Question

A poll found that 52% of U.S. adult Twitter users get at least some news on Twitter. The standard error for this estimate was 2.4%, and a normal distribution may be used to model the sample proportion. Construct a 99% confidence interval for the fraction of U.S. adult Twitter users who get some news on Twitter, and interpret the confidence interval in context. (Round your answers to two decimal places.)

Answer 1

Answer:

The 99% confidence interval for the fraction of U.S. adult Twitter users who get some news on Twitter is (0.46, 0.58). This means that we are 99% sure that the true proportion of all U.S. adult Twitter users who get some news on Twitter is between these two values.

Step-by-step explanation:

In a sample with a number n of people surveyed with a probability of a success of $\pi$, and a confidence level of $1-\alpha$, we have the following confidence interval of proportions.

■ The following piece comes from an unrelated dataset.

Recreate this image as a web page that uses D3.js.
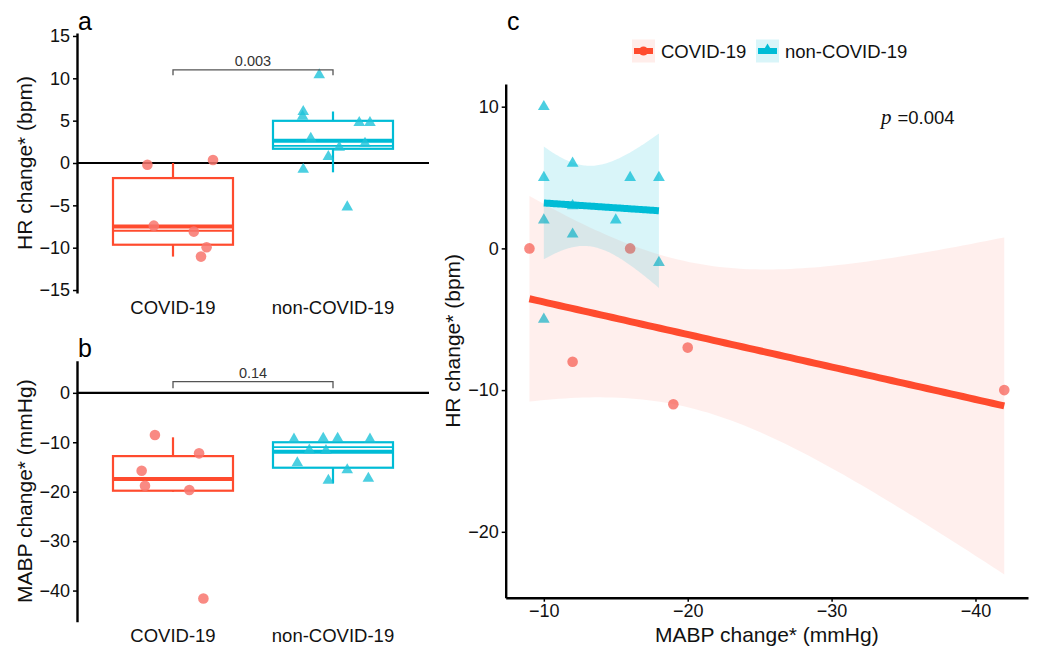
<!DOCTYPE html>
<html><head><meta charset="utf-8">
<script src="https://cdn.jsdelivr.net/npm/d3@7"></script>
<style>
body{margin:0;background:#fff;}
svg{display:block;font-family:"Liberation Sans",Arial,Helvetica,sans-serif;}
</style></head>
<body>
<svg id="chart" width="1038" height="648"></svg>
<script>
// ---------- DATA ----------
const groups = ["COVID-19", "non-COVID-19"];
// Panel a: HR change, jittered points (x offset within group, y value)
const hrCovidJit = [-0.16, 0.25, -0.12, 0.13, 0.21, 0.175];
const hrCovidVal = [-0.2, 0.35, -7.4, -8.1, -9.95, -11.05];
const hrNonJit = [-0.086, -0.186, -0.19, 0.164, 0.231, -0.139, 0.2, 0.039, -0.029, -0.186, 0.089];
const hrNonVal = [10.4, 6.06, 5.5, 4.76, 4.76, 2.9, 2.3, 1.85, 0.75, -0.75, -5.2];
// box stats [whiskerLow, q1, median, q3, whiskerHigh, extraLine]
const hrBoxCovid = [-11.05, -9.65, -7.5, -1.78, 0, -8.0];
const hrBoxNon = [-1.1, 1.68, 2.62, 4.98, 6.08, 2.03];
const hrP = "0.003";
const hrTicks = [15, 10, 5, 0, -5, -10, -15];
// Panel b: MABP change
const mabpCovidJit = [-0.113, 0.163, -0.196, -0.175, 0.102, 0.19];
const mabpCovidVal = [-8.54, -12.24, -15.76, -18.8, -19.66, -41.6];
const mabpNonJit = [-0.244, -0.061, 0.029, 0.231, -0.148, -0.044, -0.223, 0.089, -0.029, 0.221];
const mabpNonVal = [-9.4, -9.2, -9.2, -9.4, -11.6, -11.7, -14.2, -15.6, -17.7, -17.3];
const mabpBoxCovid = [-20.0, -19.8, -17.45, -12.8, -9.0, null];
const mabpBoxNon = [-18.3, -15.15, -11.9, -10.0, -10.0, -11.0];
const mabpP = "0.14";
const mabpTicks = [0, -10, -20, -30, -40];
// Panel c: scatter HR vs MABP
const cCovidMABP = [-9, -12, -16, -19, -20, -42];
const cCovidHR = [0, -8, 0, -11, -7, -10];
const cNonMABP = [-10, -12, -10, -16, -18, -12, -10, -15, -12, -18, -10];
const cNonHR = [10, 6, 5, 5, 5, 3, 2, 2, 1, -1, -5];
const cXTicks = [-10, -20, -30, -40];
const cYTicks = [10, 0, -10, -20];
const cP = "=0.004";

// ---------- STYLE ----------
const RED = "#FF4B2E", RED_PT = "#F8766D";
const CYAN = "#00BCD6", CYAN_PT = "#1EC3DA";
const FONT_TICK = 18, FONT_TITLE = 21, FONT_CAT = 18.5;

const svg = d3.select("#chart");

function triangle(size){ return d3.symbol().type(d3.symbolTriangle).size(size)(); }

function boxPanel(opts){
  const g = svg.append("g");
  const x = d3.scaleLinear().domain([0.4, 2.6]).range([77, 429]);
  const y = d3.scaleLinear().domain(opts.ydom).range(opts.yrange);
  g.append("line").attr("x1", x(0.4)).attr("x2", x(2.6)).attr("y1", y(0)).attr("y2", y(0))
    .attr("stroke", "#000").attr("stroke-width", 2.2);
  const boxes = [opts.boxCovid, opts.boxNon];
  const cols = [RED, CYAN];
  boxes.forEach((b, i) => {
    const cx = i + 1, hw = 0.375;
    const col = cols[i];
    g.append("line").attr("x1", x(cx)).attr("x2", x(cx)).attr("y1", y(b[3])).attr("y2", y(b[4]))
      .attr("stroke", col).attr("stroke-width", 2.2);
    g.append("line").attr("x1", x(cx)).attr("x2", x(cx)).attr("y1", y(b[1])).attr("y2", y(b[0]))
      .attr("stroke", col).attr("stroke-width", 2.2);
    g.append("rect").attr("x", x(cx - hw)).attr("width", x(cx + hw) - x(cx - hw))
      .attr("y", y(b[3])).attr("height", y(b[1]) - y(b[3]))
      .attr("fill", "none").attr("stroke", col).attr("stroke-width", 2.2);
    if (b[5] !== null) {
      g.append("line").attr("x1", x(cx - hw)).attr("x2", x(cx + hw)).attr("y1", y(b[5])).attr("y2", y(b[5]))
        .attr("stroke", col).attr("stroke-width", 1.8);
    }
    g.append("line").attr("x1", x(cx - hw)).attr("x2", x(cx + hw)).attr("y1", y(b[2])).attr("y2", y(b[2]))
      .attr("stroke", col).attr("stroke-width", 4);
  });
  opts.covidVal.forEach((v, i) => {
    g.append("circle").attr("cx", x(1 + opts.covidJit[i])).attr("cy", y(v)).attr("r", 5.3)
      .attr("fill", RED_PT).attr("fill-opacity", 0.85);
  });
  opts.nonVal.forEach((v, i) => {
    g.append("path").attr("d", triangle(58))
      .attr("transform", `translate(${x(2 + opts.nonJit[i])},${y(v)})`)
      .attr("fill", CYAN_PT).attr("fill-opacity", 0.8);
  });
  const bt = opts.bracket;
  g.append("path").attr("d", `M${x(1)},${y(bt[1])}V${y(bt[0])}H${x(2)}V${y(bt[1])}`)
    .attr("fill", "none").attr("stroke", "#555").attr("stroke-width", 1.3);
  g.append("text").attr("x", (x(1) + x(2)) / 2).attr("y", y(bt[0]) - 4)
    .attr("text-anchor", "middle").attr("font-size", 14.5).attr("fill", "#333").text(opts.p);
  const ax = g.append("g").attr("transform", "translate(77,0)")
    .call(d3.axisLeft(y).tickValues(opts.ticks).tickSize(4).tickSizeOuter(0).tickPadding(3));
  ax.select(".domain").attr("stroke-width", 2.4);
  ax.selectAll(".tick line").attr("stroke-width", 1.5);
  ax.selectAll(".tick text").attr("font-size", FONT_TICK).attr("fill", "#111")
    .attr("font-family", "Liberation Sans, Arial, sans-serif");
  groups.forEach((name, i) => {
    g.append("text").attr("x", x(i + 1)).attr("y", opts.catY).attr("text-anchor", "middle")
      .attr("font-size", FONT_CAT).attr("fill", "#111").text(name);
  });
  const my = (opts.yrange[0] + opts.yrange[1]) / 2;
  g.append("text").attr("transform", `translate(32,${my}) rotate(-90)`)
    .attr("text-anchor", "middle").attr("font-size", FONT_TITLE).attr("fill", "#111").text(opts.title);
  g.append("text").attr("x", 78).attr("y", opts.letterY).attr("font-size", 25).attr("fill", "#000").text(opts.letter);
}

boxPanel({
  ydom: [-15.35, 15.35], yrange: [293, 33],
  boxCovid: hrBoxCovid, boxNon: hrBoxNon,
  covidJit: hrCovidJit, covidVal: hrCovidVal, nonJit: hrNonJit, nonVal: hrNonVal,
  bracket: [11.0, 10.35], p: hrP, ticks: hrTicks, catY: 314,
  title: "HR change* (bpm)", letter: "a", letterY: 30
});
boxPanel({
  ydom: [-46.3, 6.5], yrange: [621.7, 360.7],
  boxCovid: mabpBoxCovid, boxNon: mabpBoxNon,
  covidJit: mabpCovidJit, covidVal: mabpCovidVal, nonJit: mabpNonJit, nonVal: mabpNonVal,
  bracket: [2.25, 0.95], p: mabpP, ticks: mabpTicks, catY: 642,
  title: "MABP change* (mmHg)", letter: "b", letterY: 357
});

// ---------- PANEL C ----------
const gc = svg.append("g");
const xc = d3.scaleLinear().domain([-7.35, -43.65]).range([505.7, 1028]);
const yc = d3.scaleLinear().domain([-24.65, 11.6]).range([597.7, 84]);
const tq = {4: 2.776, 5: 2.571, 6: 2.447, 7: 2.365, 8: 2.306, 9: 2.262, 10: 2.228, 11: 2.201, 12: 2.179};

function lmBand(xs, ys){
  const n = xs.length, mx = d3.mean(xs), my = d3.mean(ys);
  let sxx = 0, sxy = 0;
  xs.forEach((v, i) => { sxx += (v - mx) ** 2; sxy += (v - mx) * (ys[i] - my); });
  const b = sxy / sxx, a = my - b * mx;
  let sse = 0; xs.forEach((v, i) => { sse += (ys[i] - (a + b * v)) ** 2; });
  const s = Math.sqrt(sse / (n - 2)), t = tq[n - 2];
  const lo = d3.min(xs), hi = d3.max(xs);
  return d3.range(0, 81).map(k => {
    const xv = lo + (hi - lo) * k / 80;
    const fit = a + b * xv;
    const se = s * Math.sqrt(1 / n + (xv - mx) ** 2 / sxx);
    return {x: xv, fit, lo: fit - t * se, hi: fit + t * se};
  });
}

cCovidMABP.forEach((v, i) => {
  gc.append("circle").attr("cx", xc(v)).attr("cy", yc(cCovidHR[i])).attr("r", 5.3)
    .attr("fill", RED_PT).attr("fill-opacity", 0.85);
});
cNonMABP.forEach((v, i) => {
  gc.append("path").attr("d", triangle(60)).attr("transform", `translate(${xc(v)},${yc(cNonHR[i])})`)
    .attr("fill", CYAN_PT).attr("fill-opacity", 0.8);
});
[[cCovidMABP, cCovidHR, RED, 0.085], [cNonMABP, cNonHR, CYAN, 0.15]].forEach(([xs, ys, col, al]) => {
  const band = lmBand(xs, ys);
  gc.append("path").datum(band)
    .attr("d", d3.area().x(d => xc(d.x)).y0(d => yc(d.lo)).y1(d => yc(d.hi)))
    .attr("fill", col).attr("fill-opacity", al);
  gc.append("path").datum(band)
    .attr("d", d3.line().x(d => xc(d.x)).y(d => yc(d.fit)))
    .attr("fill", "none").attr("stroke", col).attr("stroke-width", 7);
});
const axc = gc.append("g").attr("transform", "translate(505.7,0)")
  .call(d3.axisLeft(yc).tickValues(cYTicks).tickSize(4).tickSizeOuter(0).tickPadding(3));
const axcx = gc.append("g").attr("transform", "translate(0,597.7)")
  .call(d3.axisBottom(xc).tickValues(cXTicks).tickSize(4).tickSizeOuter(0).tickPadding(3));
[axc, axcx].forEach(a => {
  a.select(".domain").attr("stroke-width", 2.4);
  a.selectAll(".tick line").attr("stroke-width", 1.5);
  a.selectAll(".tick text").attr("font-size", FONT_TICK).attr("fill", "#111")
    .attr("font-family", "Liberation Sans, Arial, sans-serif");
});
gc.append("text").attr("transform", `translate(460,${(84 + 597.7) / 2}) rotate(-90)`)
  .attr("text-anchor", "middle").attr("font-size", FONT_TITLE).attr("fill", "#111").text("HR change* (bpm)");
gc.append("text").attr("x", (505.7 + 1028) / 2).attr("y", 642).attr("text-anchor", "middle")
  .attr("font-size", FONT_TITLE).attr("fill", "#111").text("MABP change* (mmHg)");
gc.append("text").attr("x", 507).attr("y", 30).attr("font-size", 25).attr("fill", "#000").text("c");
const pt = gc.append("text").attr("x", 881).attr("y", 124).attr("font-size", 18.5).attr("fill", "#111");
pt.append("tspan").attr("font-family", "Liberation Serif, Times New Roman, serif").attr("font-style", "italic")
  .attr("font-size", 21).text("p");
pt.append("tspan").attr("dx", 6).text(cP);
const leg = gc.append("g");
const legItems = [{name: groups[0], col: RED, x: 632, tx: 661, al: 0.1, sym: "c"},
                  {name: groups[1], col: CYAN, x: 756, tx: 785, al: 0.15, sym: "t"}];
legItems.forEach(it => {
  leg.append("rect").attr("x", it.x).attr("y", 39.5).attr("width", 23).attr("height", 23)
    .attr("fill", it.col).attr("fill-opacity", it.al);
  leg.append("line").attr("x1", it.x + 2).attr("x2", it.x + 21).attr("y1", 51).attr("y2", 51)
    .attr("stroke", it.col).attr("stroke-width", 6);
  if (it.sym === "c") {
    leg.append("circle").attr("cx", it.x + 11.5).attr("cy", 51).attr("r", 4.5).attr("fill", it.col);
  } else {
    leg.append("path").attr("d", triangle(40)).attr("transform", `translate(${it.x + 11.5},${49})`).attr("fill", it.col);
  }
  leg.append("text").attr("x", it.tx).attr("y", 58).attr("font-size", FONT_CAT).attr("fill", "#111").text(it.name);
});
</script>
</body></html>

$\pi \pm z\sqrt{\frac{\pi(1-\pi)}{n}}$

In which

z is the z-score that has a p-value of $1 - \frac{\alpha}{2}$.

A poll found that 52% of U.S. adult Twitter users get at least some news on Twitter. The standard error for this estimate was 2.4%

This means that:

$\pi = 0.52, \sqrt{\frac{\pi(1-\pi)}{n}} = 0.024$

99% confidence level

So $\alpha = 0.01$, z is the value of Z that has a p-value of $1 - \frac{0.01}{2} = 0.995$, so $Z = 2.575$.

The lower limit of this interval is:

$\pi - z\sqrt{\frac{\pi(1-\pi)}{n}} = 0.52 - 2.575(0.024) = 0.46$

The upper limit of this interval is:

$\pi + z\sqrt{\frac{\pi(1-\pi)}{n}} = 0.52 + 2.575(0.024) = 0.58$

The 99% confidence interval for the fraction of U.S. adult Twitter users who get some news on Twitter is (0.46, 0.58). This means that we are 99% sure that the true proportion of all U.S. adult Twitter users who get some news on Twitter is between these two values.